Token Circulation Model
Transaction Contribution and Liquidity Injection
Every completed order on FunPay contributes directly to token circulation.
Service Fee Structure
A fixed 20% service fee is taken from each merchant transaction.
This fee is automatically deposited into the FUN–USDT liquidity pool, ensuring trading depth and reducing volatility.
Why this matters
Liquidity grows in proportion to real economic activity.
The ecosystem avoids artificial inflation because liquidity injection follows actual spending, not speculation.
FP Issuance to Merchants and Consumers
FP (FunPower) acts as the participation metric of FunPay.
Merchant FP Rewards
Merchants receive 20%–40% of the service fee value as FP.
The percentage depends on merchant level, rewarding higher-performing merchants.
Consumer FP Rewards
Consumers receive FP equal to 100% of the service fee value.
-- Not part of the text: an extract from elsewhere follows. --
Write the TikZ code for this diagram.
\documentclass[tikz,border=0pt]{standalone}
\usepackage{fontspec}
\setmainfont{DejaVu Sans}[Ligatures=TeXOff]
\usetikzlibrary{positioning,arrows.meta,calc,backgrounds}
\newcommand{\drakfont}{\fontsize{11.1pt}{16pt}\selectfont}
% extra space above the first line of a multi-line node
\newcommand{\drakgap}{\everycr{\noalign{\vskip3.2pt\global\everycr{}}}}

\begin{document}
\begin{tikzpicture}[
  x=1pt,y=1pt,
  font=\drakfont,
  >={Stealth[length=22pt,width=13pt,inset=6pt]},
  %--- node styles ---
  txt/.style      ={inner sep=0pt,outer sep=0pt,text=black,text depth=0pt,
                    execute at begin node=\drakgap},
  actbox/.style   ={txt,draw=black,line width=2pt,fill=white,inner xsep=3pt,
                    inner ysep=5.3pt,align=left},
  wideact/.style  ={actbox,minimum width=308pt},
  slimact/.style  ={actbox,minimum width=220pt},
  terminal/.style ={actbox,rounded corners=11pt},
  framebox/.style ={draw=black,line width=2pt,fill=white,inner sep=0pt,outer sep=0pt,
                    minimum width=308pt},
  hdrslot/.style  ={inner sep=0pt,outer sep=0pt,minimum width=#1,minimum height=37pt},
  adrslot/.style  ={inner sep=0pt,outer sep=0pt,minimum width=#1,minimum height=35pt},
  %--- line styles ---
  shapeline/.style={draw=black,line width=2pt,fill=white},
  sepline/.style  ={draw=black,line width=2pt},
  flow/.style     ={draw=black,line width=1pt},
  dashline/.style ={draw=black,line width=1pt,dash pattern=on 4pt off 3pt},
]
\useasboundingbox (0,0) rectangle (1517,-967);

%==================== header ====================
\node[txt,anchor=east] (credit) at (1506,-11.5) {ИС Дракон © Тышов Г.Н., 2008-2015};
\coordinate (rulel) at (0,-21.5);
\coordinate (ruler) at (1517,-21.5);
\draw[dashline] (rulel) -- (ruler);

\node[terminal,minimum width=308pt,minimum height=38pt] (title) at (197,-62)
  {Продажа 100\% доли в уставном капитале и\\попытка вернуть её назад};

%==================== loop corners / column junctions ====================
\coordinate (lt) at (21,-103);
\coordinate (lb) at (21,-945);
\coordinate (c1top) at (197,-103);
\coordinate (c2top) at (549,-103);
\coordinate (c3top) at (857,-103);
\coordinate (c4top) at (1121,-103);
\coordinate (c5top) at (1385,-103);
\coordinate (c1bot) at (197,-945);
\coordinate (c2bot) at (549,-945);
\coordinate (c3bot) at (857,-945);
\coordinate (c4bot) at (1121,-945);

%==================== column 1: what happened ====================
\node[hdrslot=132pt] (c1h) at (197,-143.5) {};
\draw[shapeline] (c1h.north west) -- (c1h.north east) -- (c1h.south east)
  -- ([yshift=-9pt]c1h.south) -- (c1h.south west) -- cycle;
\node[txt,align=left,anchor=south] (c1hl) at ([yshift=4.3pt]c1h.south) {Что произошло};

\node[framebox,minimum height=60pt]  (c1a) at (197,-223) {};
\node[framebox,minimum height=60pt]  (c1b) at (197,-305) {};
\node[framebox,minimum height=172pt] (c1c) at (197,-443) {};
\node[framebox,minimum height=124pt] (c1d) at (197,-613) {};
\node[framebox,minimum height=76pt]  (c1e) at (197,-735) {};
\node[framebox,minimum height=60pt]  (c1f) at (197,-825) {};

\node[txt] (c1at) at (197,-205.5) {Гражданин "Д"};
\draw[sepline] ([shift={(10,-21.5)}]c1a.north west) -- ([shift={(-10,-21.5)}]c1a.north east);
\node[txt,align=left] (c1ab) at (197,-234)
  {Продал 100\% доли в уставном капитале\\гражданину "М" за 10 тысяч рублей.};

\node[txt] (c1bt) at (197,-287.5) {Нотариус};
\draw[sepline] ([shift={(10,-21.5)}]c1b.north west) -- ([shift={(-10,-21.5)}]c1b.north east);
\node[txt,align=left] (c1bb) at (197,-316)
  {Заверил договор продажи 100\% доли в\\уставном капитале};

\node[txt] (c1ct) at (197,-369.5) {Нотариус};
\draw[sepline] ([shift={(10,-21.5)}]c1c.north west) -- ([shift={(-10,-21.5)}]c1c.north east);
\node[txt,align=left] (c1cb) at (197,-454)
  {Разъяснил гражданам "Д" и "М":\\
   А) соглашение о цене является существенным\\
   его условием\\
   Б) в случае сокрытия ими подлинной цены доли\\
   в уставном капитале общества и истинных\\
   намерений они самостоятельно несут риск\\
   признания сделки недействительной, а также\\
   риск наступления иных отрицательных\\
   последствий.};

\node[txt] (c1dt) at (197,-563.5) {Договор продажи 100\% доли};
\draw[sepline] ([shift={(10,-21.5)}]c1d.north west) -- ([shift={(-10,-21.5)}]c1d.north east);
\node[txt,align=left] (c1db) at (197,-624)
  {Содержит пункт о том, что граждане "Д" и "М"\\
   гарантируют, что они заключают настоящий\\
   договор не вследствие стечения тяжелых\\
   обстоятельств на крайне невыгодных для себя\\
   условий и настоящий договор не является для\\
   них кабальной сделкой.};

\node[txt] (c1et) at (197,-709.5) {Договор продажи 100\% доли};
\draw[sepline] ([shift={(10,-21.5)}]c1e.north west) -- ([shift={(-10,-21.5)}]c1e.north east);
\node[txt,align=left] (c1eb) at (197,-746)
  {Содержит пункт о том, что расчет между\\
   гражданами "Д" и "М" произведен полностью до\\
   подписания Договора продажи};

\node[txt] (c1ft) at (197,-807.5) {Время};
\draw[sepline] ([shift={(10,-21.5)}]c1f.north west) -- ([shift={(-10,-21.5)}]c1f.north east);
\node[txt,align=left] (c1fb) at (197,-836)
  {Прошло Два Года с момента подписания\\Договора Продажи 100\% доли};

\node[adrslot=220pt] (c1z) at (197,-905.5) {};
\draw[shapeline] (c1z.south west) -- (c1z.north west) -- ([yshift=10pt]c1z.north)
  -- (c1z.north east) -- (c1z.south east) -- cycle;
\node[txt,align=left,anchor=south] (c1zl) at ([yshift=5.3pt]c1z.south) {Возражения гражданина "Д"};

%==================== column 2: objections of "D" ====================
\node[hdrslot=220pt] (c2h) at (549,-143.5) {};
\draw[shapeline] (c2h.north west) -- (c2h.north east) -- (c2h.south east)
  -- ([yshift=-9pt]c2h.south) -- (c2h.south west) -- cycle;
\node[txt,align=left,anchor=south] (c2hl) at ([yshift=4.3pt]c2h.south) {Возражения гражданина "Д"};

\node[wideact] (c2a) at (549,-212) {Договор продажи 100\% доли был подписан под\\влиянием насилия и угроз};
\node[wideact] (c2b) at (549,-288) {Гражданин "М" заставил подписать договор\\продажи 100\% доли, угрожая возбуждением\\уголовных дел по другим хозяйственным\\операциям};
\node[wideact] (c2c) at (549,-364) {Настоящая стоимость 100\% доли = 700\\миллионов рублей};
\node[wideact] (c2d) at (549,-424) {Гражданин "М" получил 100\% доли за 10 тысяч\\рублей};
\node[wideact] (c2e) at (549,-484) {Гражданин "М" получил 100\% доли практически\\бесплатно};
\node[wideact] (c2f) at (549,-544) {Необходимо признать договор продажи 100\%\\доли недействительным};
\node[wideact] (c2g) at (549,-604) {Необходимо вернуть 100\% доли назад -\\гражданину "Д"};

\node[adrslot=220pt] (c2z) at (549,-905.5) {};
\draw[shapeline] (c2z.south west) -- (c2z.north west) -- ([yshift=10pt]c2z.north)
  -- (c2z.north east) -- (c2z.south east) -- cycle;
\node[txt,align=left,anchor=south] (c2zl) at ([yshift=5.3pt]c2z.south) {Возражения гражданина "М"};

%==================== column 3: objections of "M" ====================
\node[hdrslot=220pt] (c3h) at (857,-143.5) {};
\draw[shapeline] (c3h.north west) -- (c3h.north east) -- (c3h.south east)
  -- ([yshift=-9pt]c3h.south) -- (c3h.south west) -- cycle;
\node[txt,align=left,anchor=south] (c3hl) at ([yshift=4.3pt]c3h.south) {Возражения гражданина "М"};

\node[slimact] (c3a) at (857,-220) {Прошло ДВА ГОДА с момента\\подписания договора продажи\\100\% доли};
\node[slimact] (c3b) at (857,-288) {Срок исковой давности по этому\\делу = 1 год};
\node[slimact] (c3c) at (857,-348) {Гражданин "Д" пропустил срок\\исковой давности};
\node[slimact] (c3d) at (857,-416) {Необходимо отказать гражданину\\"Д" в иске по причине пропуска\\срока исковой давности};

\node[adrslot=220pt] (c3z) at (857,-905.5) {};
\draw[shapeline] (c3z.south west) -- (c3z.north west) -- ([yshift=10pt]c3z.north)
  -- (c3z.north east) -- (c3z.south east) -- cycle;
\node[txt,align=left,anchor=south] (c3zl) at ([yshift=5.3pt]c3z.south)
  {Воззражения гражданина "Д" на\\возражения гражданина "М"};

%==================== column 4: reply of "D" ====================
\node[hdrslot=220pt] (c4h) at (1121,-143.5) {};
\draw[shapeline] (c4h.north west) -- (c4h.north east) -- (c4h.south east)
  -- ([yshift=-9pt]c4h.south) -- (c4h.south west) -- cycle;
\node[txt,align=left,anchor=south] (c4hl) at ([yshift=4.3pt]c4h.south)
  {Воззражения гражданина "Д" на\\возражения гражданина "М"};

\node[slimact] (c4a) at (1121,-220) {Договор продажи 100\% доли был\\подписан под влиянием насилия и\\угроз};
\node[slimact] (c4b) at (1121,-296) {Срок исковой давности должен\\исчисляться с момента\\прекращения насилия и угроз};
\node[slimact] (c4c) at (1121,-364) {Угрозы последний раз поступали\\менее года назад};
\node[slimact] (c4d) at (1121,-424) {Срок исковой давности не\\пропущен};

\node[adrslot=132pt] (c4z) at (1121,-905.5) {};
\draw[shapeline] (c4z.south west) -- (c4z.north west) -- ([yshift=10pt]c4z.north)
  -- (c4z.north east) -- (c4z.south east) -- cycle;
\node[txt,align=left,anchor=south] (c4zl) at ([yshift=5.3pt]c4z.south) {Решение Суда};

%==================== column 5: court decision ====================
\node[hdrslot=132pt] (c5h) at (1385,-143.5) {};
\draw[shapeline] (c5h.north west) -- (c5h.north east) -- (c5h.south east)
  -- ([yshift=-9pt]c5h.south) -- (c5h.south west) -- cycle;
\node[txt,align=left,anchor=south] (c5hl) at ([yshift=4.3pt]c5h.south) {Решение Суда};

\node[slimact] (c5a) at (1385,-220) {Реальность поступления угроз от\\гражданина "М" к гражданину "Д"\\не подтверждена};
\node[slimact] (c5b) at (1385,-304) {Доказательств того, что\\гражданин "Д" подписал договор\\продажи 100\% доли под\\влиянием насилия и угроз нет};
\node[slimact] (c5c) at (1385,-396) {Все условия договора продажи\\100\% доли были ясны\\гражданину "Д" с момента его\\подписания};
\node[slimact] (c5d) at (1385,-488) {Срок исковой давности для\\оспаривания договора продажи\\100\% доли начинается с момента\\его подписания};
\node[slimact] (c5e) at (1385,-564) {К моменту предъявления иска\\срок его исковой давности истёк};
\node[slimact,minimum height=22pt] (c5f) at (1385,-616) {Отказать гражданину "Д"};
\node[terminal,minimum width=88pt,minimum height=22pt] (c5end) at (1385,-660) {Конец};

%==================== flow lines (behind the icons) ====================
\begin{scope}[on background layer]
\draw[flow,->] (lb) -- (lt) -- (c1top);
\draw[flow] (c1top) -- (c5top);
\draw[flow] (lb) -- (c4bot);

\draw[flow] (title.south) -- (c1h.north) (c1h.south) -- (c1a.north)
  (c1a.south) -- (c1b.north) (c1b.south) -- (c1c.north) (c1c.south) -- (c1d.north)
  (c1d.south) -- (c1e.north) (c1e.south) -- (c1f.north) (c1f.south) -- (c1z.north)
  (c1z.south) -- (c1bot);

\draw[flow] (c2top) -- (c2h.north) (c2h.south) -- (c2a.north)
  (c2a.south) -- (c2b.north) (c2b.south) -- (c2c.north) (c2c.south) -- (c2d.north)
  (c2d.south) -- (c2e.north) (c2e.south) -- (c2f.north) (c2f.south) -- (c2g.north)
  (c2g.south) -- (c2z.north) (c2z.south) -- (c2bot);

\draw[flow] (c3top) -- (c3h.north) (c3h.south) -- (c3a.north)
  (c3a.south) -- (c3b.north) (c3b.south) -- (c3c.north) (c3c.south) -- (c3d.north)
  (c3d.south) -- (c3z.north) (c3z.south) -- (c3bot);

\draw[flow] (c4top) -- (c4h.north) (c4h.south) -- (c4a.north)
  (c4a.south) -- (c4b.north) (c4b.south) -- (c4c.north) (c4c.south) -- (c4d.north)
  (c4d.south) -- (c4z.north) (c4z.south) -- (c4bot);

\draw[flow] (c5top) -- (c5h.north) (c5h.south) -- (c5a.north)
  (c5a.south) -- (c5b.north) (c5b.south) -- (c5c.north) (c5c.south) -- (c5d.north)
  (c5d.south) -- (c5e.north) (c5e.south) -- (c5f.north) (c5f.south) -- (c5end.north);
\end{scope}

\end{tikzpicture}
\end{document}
This ensures every buyer gains measurable participation value through spending.
FP Characteristics
FP has a fixed valuation of $1.
FP is not transferable; it is used exclusively inside the ecosystem to generate FUN.
Why FP issuance matters
It creates a continuous record of contribution.
Both merchant and consumer activity feeds directly into future FUN generation.
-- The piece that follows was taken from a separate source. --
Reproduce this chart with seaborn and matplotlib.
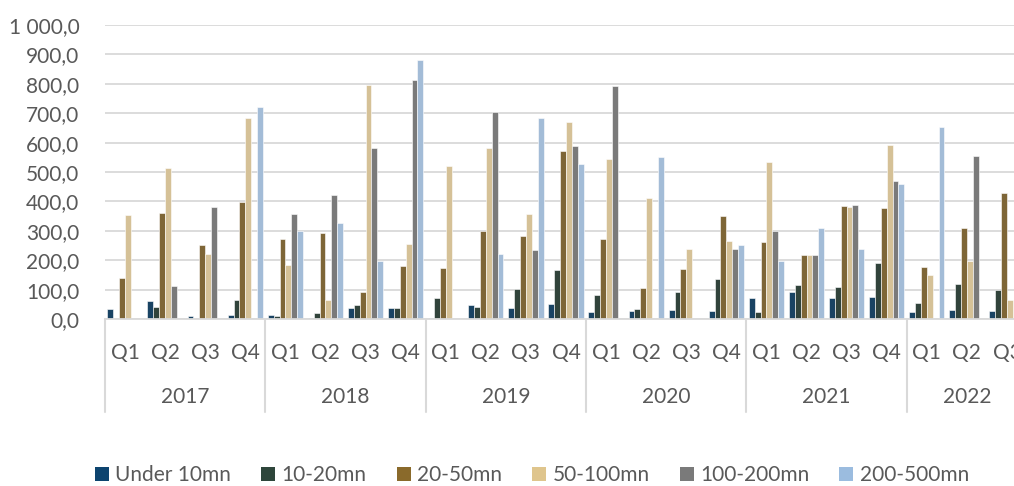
import numpy as np
import pandas as pd
import matplotlib
matplotlib.use("Agg")
import matplotlib.pyplot as plt
import matplotlib.transforms as mtransforms
from matplotlib.patches import Patch
import seaborn as sns

years = ["2017", "2018", "2019", "2020", "2021", "2022"]
quarters_per_year = [4, 4, 4, 4, 4, 3]
quarter_names = ["Q1", "Q2", "Q3", "Q4"]
series = ["Under 10mn", "10-20mn", "20-50mn", "50-100mn", "100-200mn", "200-500mn"]
colors = ["#0D446F", "#2E463B", "#8A6A2B", "#DFC58D", "#7A7A7A", "#9BBCDF"]

under_10 = [35, 62, 10, 15, 15, 3, 38, 37, 3, 48, 37, 52, 25, 28, 30, 27, 70, 93, 72, 75, 25, 30, 28]
m10_20 = [0, 40, 0, 65, 10, 22, 47, 37, 72, 40, 103, 165, 82, 33, 92, 135, 25, 115, 110, 192, 55, 118, 98]
m20_50 = [140, 360, 250, 397, 272, 291, 92, 180, 172, 300, 281, 570, 272, 105, 170, 352, 263, 218, 383, 377, 178, 310, 430]
m50_100 = [355, 513, 220, 683, 183, 63, 797, 255, 520, 583, 358, 670, 545, 410, 238, 265, 533, 218, 380, 593, 150, 198, 65]
m100_200 = [0, 113, 380, 0, 358, 423, 580, 812, 0, 703, 235, 590, 792, 0, 0, 237, 300, 218, 387, 470, 0, 555, np.nan]
m200_500 = [0, 0, 0, 722, 298, 326, 198, 880, 0, 220, 682, 528, 0, 550, 0, 250, 198, 308, 238, 458, 652, 0, np.nan]

values = [under_10, m10_20, m20_50, m50_100, m100_200, m200_500]

periods = []
qlabels = []
for y, n in zip(years, quarters_per_year):
    for q in quarter_names[:n]:
        periods.append(f"{y} {q}")
        qlabels.append(q)

rows = []
for s, vals in zip(series, values):
    for p, v in zip(periods, vals):
        rows.append({"period": p, "series": s, "value": v})
df = pd.DataFrame(rows).dropna()

sns.set_theme(style="white")
plt.rcParams["font.family"] = ["Lato", "DejaVu Sans"]

W, H = 1014, 486
fig = plt.figure(figsize=(W / 100, H / 100), dpi=100)
ax_left, ax_right, ax_top, ax_bottom = 105, 1027, 25, 319
ax = fig.add_axes([ax_left / W, 1 - ax_bottom / H, (ax_right - ax_left) / W, (ax_bottom - ax_top) / H])

sns.barplot(data=df, x="period", y="value", hue="series", order=periods,
            hue_order=series, palette=colors, width=0.88, gap=0,
            edgecolor="white", linewidth=0.4, ax=ax, legend=False, errorbar=None)

ax.set_ylim(0, 1000)
ax.set_xlim(-0.5, len(periods) - 0.5)
ax.set_yticks(np.arange(0, 1001, 100))
ax.set_yticklabels([f"{v:,.1f}".replace(",", " ").replace(".", ",") for v in np.arange(0, 1001, 100)])
ax.yaxis.grid(True, color="#D9D9D9", linewidth=1.3)
ax.set_axisbelow(True)
for s in ["left", "right", "top"]:
    ax.spines[s].set_visible(False)
ax.spines["bottom"].set_color("#D9D9D9")
ax.spines["bottom"].set_linewidth(1.3)
ax.set_xlabel("")
ax.set_ylabel("")
ax.set_xticks(range(len(periods)))
ax.set_xticklabels(qlabels)
ax.tick_params(axis="x", length=0, pad=17, labelsize=15, labelcolor="#595959")
ax.tick_params(axis="y", length=0, pad=18.5, labelsize=15, labelcolor="#595959")

trans = mtransforms.blended_transform_factory(ax.transData, ax.transAxes)
axh = ax_bottom - ax_top
year_y = -(397 - ax_bottom) / axh
sep_y = -(412 - ax_bottom) / axh
start = 0
bounds = [-0.5]
for y, n in zip(years, quarters_per_year):
    center = start + (n - 1) / 2
    ax.text(center, year_y, y, transform=trans, ha="center", va="center",
            fontsize=15, color="#595959")
    start += n
    bounds.append(start - 0.5)
for b in bounds:
    ax.plot([b, b], [0, sep_y], transform=trans, color="#D9D9D9", lw=1.5, clip_on=False)

handles = [Patch(facecolor=c, edgecolor="none") for c in colors]
fig.legend(handles, series, loc="center", bbox_to_anchor=(532 / W, 1 - 475 / H),
           ncol=6, frameon=False, fontsize=15, handlelength=0.67, handleheight=0.67,
           handletextpad=0.3, columnspacing=1.45, borderpad=0, labelcolor="#595959")

fig.savefig("out.png", dpi=100)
FP to FUN Conversion Cycle
Conversion Timing : Once every 24 hours, between UTC 00:00–02:00, the system calculates how much FUN each participant can generate.
Conversion Logic
Users claim FUN based on:
Their FP balance
Their generation coefficient
The real-time FUN price
Claim importance
FUN must be claimed manually.
Claimable FUN expires after 7 days, preventing unchecked accumulation.
Why this structure works
Issuance remains proportional to participation.
Conversion adjusts with market price, preventing runaway inflation.
Daily cycles keep the system predictable without introducing staking complexities.
Burning Mechanisms Stabilizing Circulation
Burning reduces the FP supply and ensures contribution has lasting economic weight.
Generation Burn
For every $1 of FUN generated, 0.2 FP is burned.
Referral Burn
For every $1 of referral-based FUN earned, 0.1 FP is burned.
Burning Effect
FP decreases as users generate FUN.
Once a user’s FP reaches zero, FUN generation stops.
The system naturally encourages ongoing participation.
Why burning matters
Supply contraction offsets FUN creation.
The ecosystem avoids uncontrolled reward emissions.
Higher participation leads to higher burn, balancing long-term circulation.

Referral and Additional Rules
Some flows extend beyond basic transactions.
Referral FUN Rewards
FUN from referral activity is created in real time.
Users must claim it manually under the same 7-day window.
Valuation Rules
FP valuation stays fixed at $1, ensuring transparency and predictable contribution measurement.